You may want to use SSL and change the server_name, if motioneye is running on a different machine. I’ve set server_name to localhost, so I’m not worried about any security issues from not using SSL/TLS. The way the nginx addon is set up for me, port 80 in the addon’s container is actually bound to port 8080 on the host, hence the Host header. Though the port is mostly irrelevant anyway, you can probably get away with changing that line to just .. $host;

2 Likes

Struggling to get this to work

If I hit this URL
http://192.168.1.50:8123/api/camera_proxy/camera.front_door_nest_api
I get 401: Unauthorized

If I hit this URL
http://192.168.1.50/api/camera_proxy/camera.front_door_nest_api
I get This site can’t be reached

Here is my config

server {
    server_name %%DOMAIN%%;
    listen 80;

    location /api/camera_proxy {
        proxy_pass http://192.168.1.50:8123/api/camera_proxy;
        proxy_set_header Host $host;
        proxy_http_version 1.1;
        proxy_set_header X-Forwarded-For $proxy_add_x_forwarded_for;
        proxy_set_header Authorization "Bearer myToken";
    }
}

Have you mapped port 80 in supervisor → nginx add-on → configuration?

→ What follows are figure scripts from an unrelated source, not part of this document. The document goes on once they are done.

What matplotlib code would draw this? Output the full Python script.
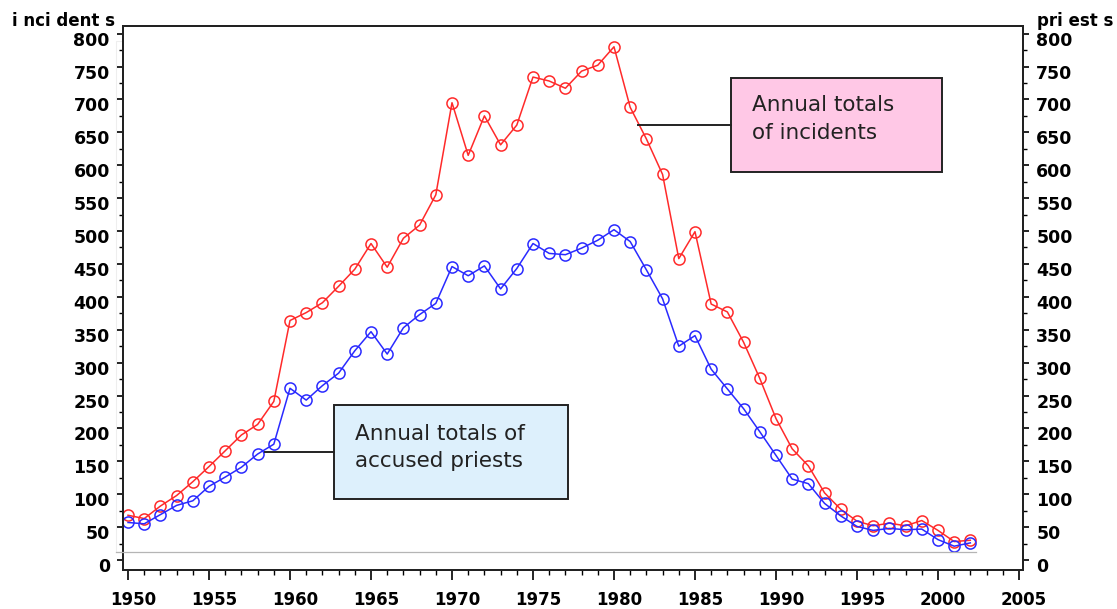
import matplotlib
matplotlib.use("Agg")
import matplotlib.pyplot as plt
import matplotlib.transforms as mtransforms
from matplotlib.patches import Rectangle
from matplotlib.lines import Line2D
from matplotlib.ticker import MultipleLocator

# Data
years = list(range(1950, 2003))
incidents = [68, 63, 82, 98, 119, 142, 166, 190, 206, 241,
             364, 376, 391, 416, 442, 481, 445, 489, 509, 555,
             695, 615, 675, 631, 661, 734, 728, 717, 743, 752,
             780, 688, 640, 586, 458, 499, 389, 377, 331, 276,
             215, 169, 143, 102, 77, 59, 52, 56, 52, 60,
             45, 28, 30]
priests = [57, 55, 69, 83, 90, 112, 126, 141, 161, 176,
           261, 243, 265, 284, 318, 347, 313, 353, 373, 390,
           446, 432, 447, 412, 443, 481, 466, 464, 474, 486,
           502, 484, 441, 397, 325, 341, 290, 260, 230, 195,
           159, 123, 116, 86, 67, 51, 45, 48, 46, 47,
           31, 21, 26]
x_ticks = [1950, 1955, 1960, 1965, 1970, 1975, 1980, 1985, 1990, 1995, 2000, 2005]
y_ticks = [0, 50, 100, 150, 200, 250, 300, 350, 400, 450, 500, 550, 600, 650, 700, 750, 800]

W, H = 1117, 609
fig = plt.figure(figsize=(W / 100, H / 100), dpi=100)
ax = fig.add_axes([123 / W, 1 - 570 / H, 900 / W, 544 / H])

# faint inner frame of the original plot area
fig.add_artist(Rectangle((116 / W, 1 - 552 / H), 860 / W, 511 / H, transform=fig.transFigure,
                         fill=False, edgecolor='#eeeeee', linewidth=0.8, zorder=0))
fig.add_artist(Line2D([116 / W, 976 / W], [1 - 552 / H, 1 - 552 / H], transform=fig.transFigure,
                      color='#b5b5b5', linewidth=0.9, zorder=5))

ax.plot(years, incidents, color='#ff2a2a', linewidth=1.1, marker='o', markersize=8,
        markerfacecolor='none', markeredgecolor='#ff2a2a', markeredgewidth=1.1, zorder=3)
ax.plot(years, priests, color='#2a2aff', linewidth=1.1, marker='o', markersize=8,
        markerfacecolor='none', markeredgecolor='#2a2aff', markeredgewidth=1.1, zorder=3)

ax.set_xlim(1949.69, 2005.25)
ax.set_ylim(-15.2, 811.6)

ax2 = ax.twinx()
ax2.set_ylim(ax.get_ylim())

for a in (ax, ax2):
    for s in a.spines.values():
        s.set_linewidth(1.4)
        s.set_color('#222222')
    a.set_yticks(y_ticks)
    a.yaxis.set_minor_locator(MultipleLocator(25))
    a.tick_params(axis='y', which='major', length=4.5, width=1.2, labelsize=12.5, pad=5)
    a.tick_params(axis='y', which='minor', length=3, width=1.0)
    for lab in a.get_yticklabels():
        lab.set_fontweight('bold')
        lab.set_transform(lab.get_transform() +
                          mtransforms.ScaledTranslation(0, -0.05, fig.dpi_scale_trans))

ax.set_xticks(x_ticks)
ax.xaxis.set_minor_locator(MultipleLocator(1))
ax.tick_params(axis='x', which='major', length=7.2, width=1.2, labelsize=12, pad=8)
ax.tick_params(axis='x', which='minor', length=3.6, width=1.0)
for lab in ax.get_xticklabels():
    lab.set_fontweight('bold')
    lab.set_transform(lab.get_transform() +
                      mtransforms.ScaledTranslation(0.05, 0, fig.dpi_scale_trans))

fig.text(12 / W, 1 - 21 / H, 'i nci dent s', fontsize=12, fontweight='bold', va='center', ha='left')
fig.text(1037 / W, 1 - 21 / H, 'pri est s', fontsize=12, fontweight='bold', va='center', ha='left')

# annotation boxes
fig.add_artist(Rectangle((731 / W, 1 - 172 / H), 211 / W, 94 / H, transform=fig.transFigure,
                         facecolor='#ffc8e6', edgecolor='#222222', linewidth=1.4, zorder=6))
fig.add_artist(Line2D([638 / W, 731 / W], [1 - 125 / H, 1 - 125 / H], transform=fig.transFigure,
                      color='#222222', linewidth=1.4, zorder=6))
fig.text(752 / W, 1 - 119 / H, 'Annual totals\nof incidents', fontsize=15.5, va='center', ha='left',
         color='#222222', linespacing=1.45, zorder=7)

fig.add_artist(Rectangle((334 / W, 1 - 499 / H), 234 / W, 94 / H, transform=fig.transFigure,
                         facecolor='#ddf0fc', edgecolor='#222222', linewidth=1.4, zorder=6))
fig.add_artist(Line2D([265 / W, 334 / W], [1 - 452 / H, 1 - 452 / H], transform=fig.transFigure,
                      color='#222222', linewidth=1.4, zorder=6))
fig.text(355 / W, 1 - 447.5 / H, 'Annual totals of\naccused priests', fontsize=15.5, va='center', ha='left',
         color='#222222', linespacing=1.45, zorder=7)

fig.savefig('out.png', dpi=100)
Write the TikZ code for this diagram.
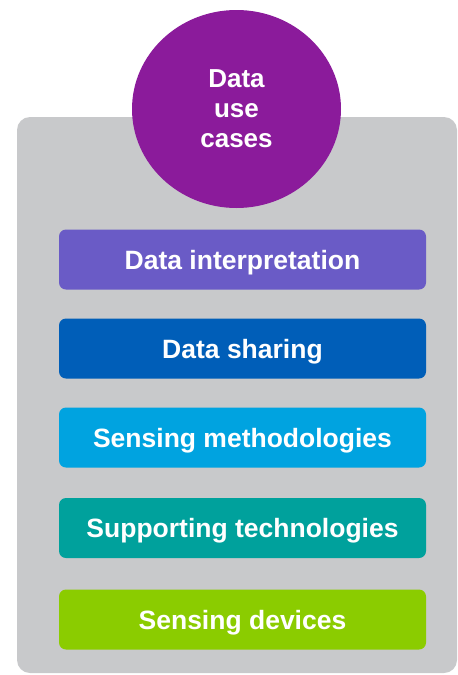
\documentclass[tikz,border=0pt]{standalone}
\usepackage{fontspec}
\setmainfont{Liberation Sans}
\usetikzlibrary{shapes.geometric}

\definecolor{usepurple}{HTML}{8B1B9B}
\definecolor{panelgray}{HTML}{C8C9CB}
\definecolor{interpcol}{HTML}{6A5BC6}
\definecolor{sharecol}{HTML}{005EB8}
\definecolor{methodcol}{HTML}{00A3E0}
\definecolor{techcol}{HTML}{00A19C}
\definecolor{devicecol}{HTML}{8BCC00}

\begin{document}
\begin{tikzpicture}[
    x=1pt, y=-1pt,
    panel/.style={rectangle, fill=panelgray, minimum width=440pt, minimum height=556pt, rounded corners=13pt},
    layer/.style={rectangle, text=white, font=\fontsize{26.5}{30}\selectfont\bfseries, text depth=0pt, minimum width=367pt, minimum height=60pt, rounded corners=7pt, inner sep=0pt},
    usecase/.style={ellipse, fill=usepurple, text=white, minimum width=209pt, minimum height=198pt, inner sep=0pt, align=center, font=\fontsize{26}{30}\selectfont\bfseries}
]
\useasboundingbox (0,0) rectangle (458,675);

% Grey background panel
\node[panel] (stack) at (237,395) {};

% Layers, top to bottom
\node[layer, fill=interpcol] (interp) at (242.5,259.5) {Data interpretation};
\node[layer, fill=sharecol] (sharing) at (242.5,348.5) {Data sharing};
\node[layer, fill=methodcol] (methods) at (242.5,437.5) {Sensing methodologies};
\node[layer, fill=techcol] (tech) at (242.5,528) {Supporting technologies};
\node[layer, fill=devicecol] (devices) at (242.5,619.5) {Sensing devices};

% Circle on top
\node[usecase] (usecases) at (236.5,109) {Data\\use\\cases};

\end{tikzpicture}
\end{document}
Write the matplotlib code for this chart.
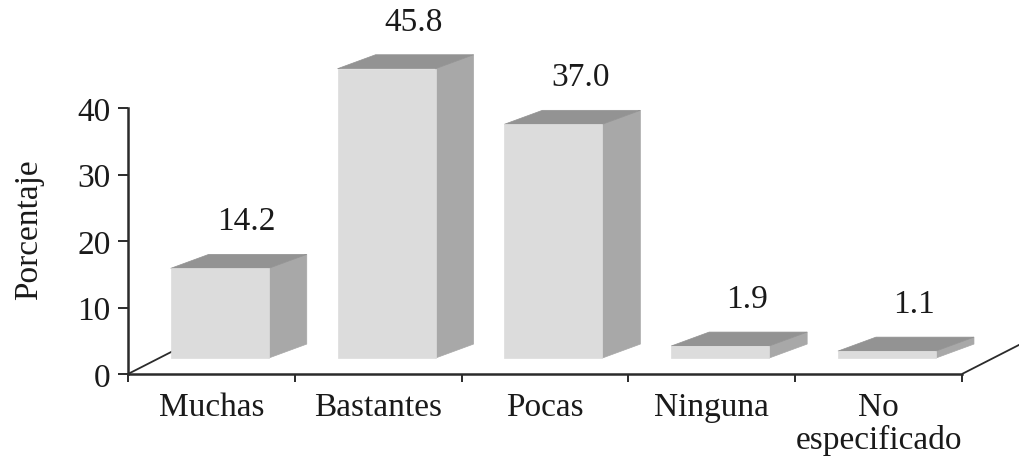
import matplotlib
matplotlib.use("Agg")
import matplotlib.pyplot as plt
from matplotlib.patches import Polygon

# Data
categories = ["Muchas", "Bastantes", "Pocas", "Ninguna", "No\nespecificado"]
values = [14.2, 45.8, 37.0, 1.9, 1.1]
value_labels = ["14.2", "45.8", "37.0", "1.9", "1.1"]
yticks = [0, 10, 20, 30, 40]

# Pseudo-3D geometry (category units on x, value units on y)
FRONT_W = 0.5875      # width of the front face
FRONT_SHIFT = 0.05    # front face centre relative to the category centre
DEPTH_X = 0.228       # oblique depth offset, x
DEPTH_Y = 2.1         # oblique depth offset, y
BASE = 2.4            # height of the bar floor above the front edge
PERSPECTIVE = 0.95    # bars stand further back, so they appear a little shorter

FRONT = "#dcdcdc"
SIDE = "#a8a8a8"
TOP = "#939393"
AXIS = "#2b2b2b"
TEXT = "#1a1a1a"
FS = 24

plt.rcParams["font.family"] = ["Liberation Serif", "DejaVu Serif"]

fig = plt.figure(figsize=(10.2, 4.64), dpi=100)
ax = fig.add_axes([128 / 1020, 89 / 464, 892 / 1020, 375 / 464])
ax.set_xlim(-0.5, -0.5 + 892 / 166.8)
ax.set_ylim(0, 375 / 6.65)

# Axes: left spine up to 40, bottom spine across the five categories
for s in ("top", "right"):
    ax.spines[s].set_visible(False)
ax.spines["left"].set_bounds(0, 40)
ax.spines["bottom"].set_bounds(-0.5, 4.5)
for s in ("left", "bottom"):
    ax.spines[s].set_color(AXIS)
    ax.spines[s].set_linewidth(1.8)

ax.set_yticks(yticks)
ax.set_yticklabels([str(t) for t in yticks], fontsize=FS, color=TEXT)
ax.set_xticks([i - 0.5 for i in range(len(categories) + 1)])
ax.set_xticklabels([])
ax.tick_params(axis="y", length=7.5, width=1.4, color=AXIS, pad=5)
ax.tick_params(axis="x", length=6, width=1.4, color=AXIS)

ax.set_ylabel("Porcentaje", fontsize=FS, color=TEXT)
ax.yaxis.set_label_coords(-0.094, 0.387)

# Floor edges receding into depth
slope = (25 / 6.65) / (49 / 166.8)
for x0 in (-0.5, 4.5):
    ax.plot([x0, x0 + 0.45], [0, 0.45 * slope], color=AXIS, lw=1.3,
            zorder=1, solid_capstyle="butt")

# Bars
for i, v in enumerate(values):
    x0 = i + FRONT_SHIFT - FRONT_W / 2
    x1 = x0 + FRONT_W
    y0 = BASE
    y1 = BASE + v * PERSPECTIVE
    front = [(x0, y0), (x1, y0), (x1, y1), (x0, y1)]
    side = [(x1, y0), (x1 + DEPTH_X, y0 + DEPTH_Y),
            (x1 + DEPTH_X, y1 + DEPTH_Y), (x1, y1)]
    top = [(x0, y1), (x1, y1), (x1 + DEPTH_X, y1 + DEPTH_Y),
           (x0 + DEPTH_X, y1 + DEPTH_Y)]
    for pts, col in ((side, SIDE), (top, TOP), (front, FRONT)):
        ax.add_patch(Polygon(pts, closed=True, facecolor=col,
                             edgecolor=col, lw=0.5, zorder=3))
    ax.text((x0 + x1 + DEPTH_X) / 2 + 0.048, y1 + DEPTH_Y + 5.0,
            value_labels[i], ha="center", va="center",
            fontsize=FS, color=TEXT, zorder=4)

# Category names under the floor
for i, c in enumerate(categories):
    ax.text(i, -2.7, c, ha="center", va="top", fontsize=FS, color=TEXT,
            linespacing=1.08, clip_on=False)

fig.savefig("out.png", dpi=100)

No, what would I map it to?

Any updates to this?
I’d also like to use long-lived tokens to access my camera feed.

ESPHome did an update that allows us set up camera servers on the ESP itself. I’ve been using that now so I did not continue to pursue this.

Do you know how to keep this in url form, as was described in the origional question?

Not possible sadly. You have to use long lived tokens with the authorization header, and cannot use it as a query parameter.

Not sure why, but I also can’t seem to find the docs on the token query param anymore.

Unless motioneye allows you to run a custom curl command or something like that, you will have to use some sort of proxy to add that header.

Or, as @Jedman pointed out, point motioneye at the ESP32 directly, and bypass HA.